Extract url components¶
Extract components from an URL.
Let's say we have http://www.cwi.nl:80/%7Eguido/Python.html;a=2;b=3?c=4,2&d=e#anchor
as our URL.
Then these components will be the following:
scheme
: URL scheme specifier (http)domain
: Network location part (www.cwi.nl:80)path
: Hierarchical path (/%7Eguido/Python.html)params
: Parameters for last path element (a=2;b=3)query
: Query component (c=4,2&d=e)fragment
: Fragment identifier (anchor)
For more information about these components you can check urllib's description here.
Usage¶
The following are the step's expected inputs and outputs and their specific types.

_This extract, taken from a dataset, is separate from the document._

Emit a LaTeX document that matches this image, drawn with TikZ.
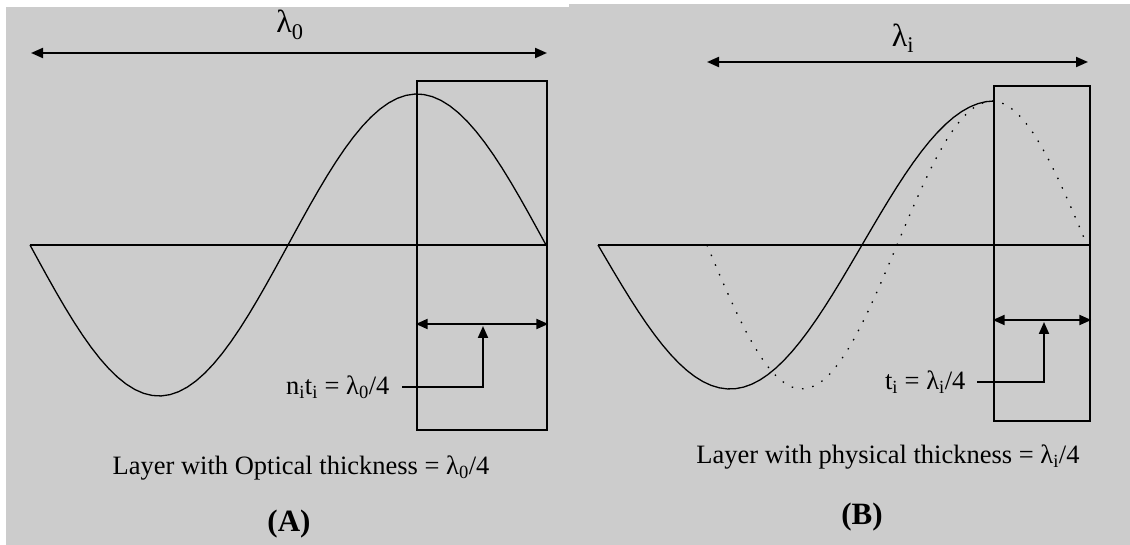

extract_url_components(urls: url, {"param": value}) -> (
scheme: category,
domain: category,
path: category,
params: category,
query: category,
fragment: category
)
where the object {"param": value}
is optional in most cases and if present may contain any of the parameters described in the
corresponding section below.
Example¶
Use http
as default scheme.
extract_url_components(ds.urls, {
"default_scheme": "http",
}) -> (
ds.scheme,
ds.domain,
ds.path,
ds.params,
ds.query,
ds.fragment
)
Inputs¶
urls: column:url
The list of URLs you wish to decomponse.
Outputs¶
scheme: column:category
URL scheme specifier (http).
domain: column:category
Network location part (www.cwi.nl:80).
path: column:category
Hierarchical path (/%7Eguido/Python.html).
params: column:category
Parameters for last path element (a=2;b=3).
query: column:category
Query component (c=4,2&d=e).
fragment: column:category
Fragment identifier, like after hashtag (anchor).
Parameters¶
default_scheme: string | null = "http"
URL Default Scheme. If you wish to add a scheme (http, https...) prefix to those urls that don't have one, do it here. If you wish none to be added, use null instead.